Relativity in Non-Astronomical Terms

Programs for this blog post

High School Abroad in France

Authored By:

Mandy G.

If you’re wondering if watching Interstellar for the fourth time finally inspired me to become an astrophysicist, unfortunately, not even Matthew McConaughey’s quantifiable love can make multi-dimensional physics appealing to a foreign language nerd. As an exchange student, I prefer to think of relativity in the context of travel; far less complex, far more comprehensible to an average human without the genius gene.

If you live in the US, how far is “far.” How long do you need to spend in the car or on a train to feel like you’re truly “traveling”. If you’re from a small-ish town like me, anything within 10 miles is “right around the corner”, while a shopping center 20 miles away is “a bit out of the way.” Something you don’t realize until you’ve spent time in a smaller country like France is that the United States really is enormous. Flying from one end of the country to the other takes six hours, approximately the same amount of time it takes to fly from Boston to Paris.

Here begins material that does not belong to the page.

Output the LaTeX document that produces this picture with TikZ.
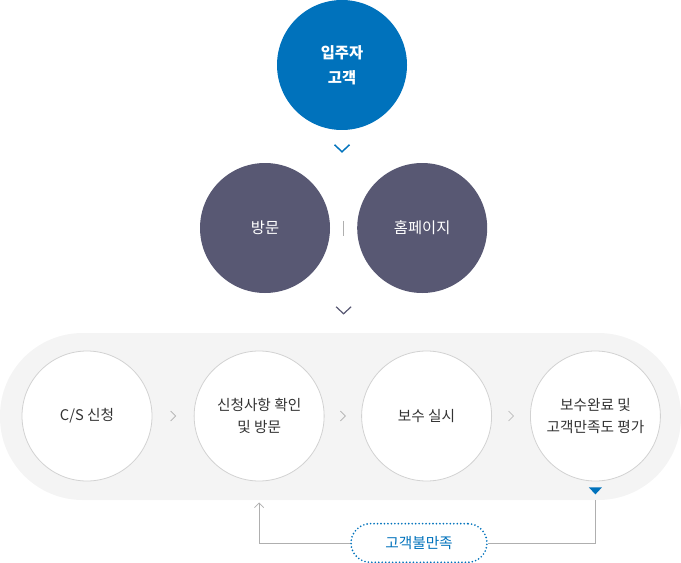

Where I live in Massachusetts, it takes 6 hours in a car to reach the Canadian border, and God knows how long to get yourself all the way to Mexico. Those two countries are America’s neighbors, yet it still takes quite a bit of work to cross a border. In Northern France, I can hop in the car and buy my groceries in Belgium or take a one-hour car ride, the same amount of time it takes me to drive to and from my rink back home, and wind up in the Chunnel on my way to England. Nevertheless, according to my host Family, Spain is very, very far away; a whopping hour long plane ride! With a flight like that, maybe I could fly a few states down the east coast to North Carolina.

I think that the differences in size of our two countries tend to influence the ways we think about time; and since time is the module through which we organize our lives, it can be interesting to look at the lifestyle differences between us. For example, I have no problem skating at a rink that’s forty-five minutes away from my house because for me, that’s pretty close. In France, a forty-five-minute car ride is practically a road trip. For that reason, all of my host family’s activities are within a 20-kilometer radius of their house, making it easy for my working host parents to pick us up from school, drive up to sports practice, and still come back in time for dinner. In the US, a forty-five-minute car ride my not be far, but it does take quite a hefty chunk of time, meaning that I’m limited as far as the variety of activities I can participate in and the role my parents, aka my chauffeurs, play in my extracurriculars.

Since my mom doesn’t want to drive all the way home then back again to Boxboro, she stays at the rink, watches me skate, and has built a network of friends who are a part of the same community. That community may not exist if not for the inconvenience of distance. Trippy.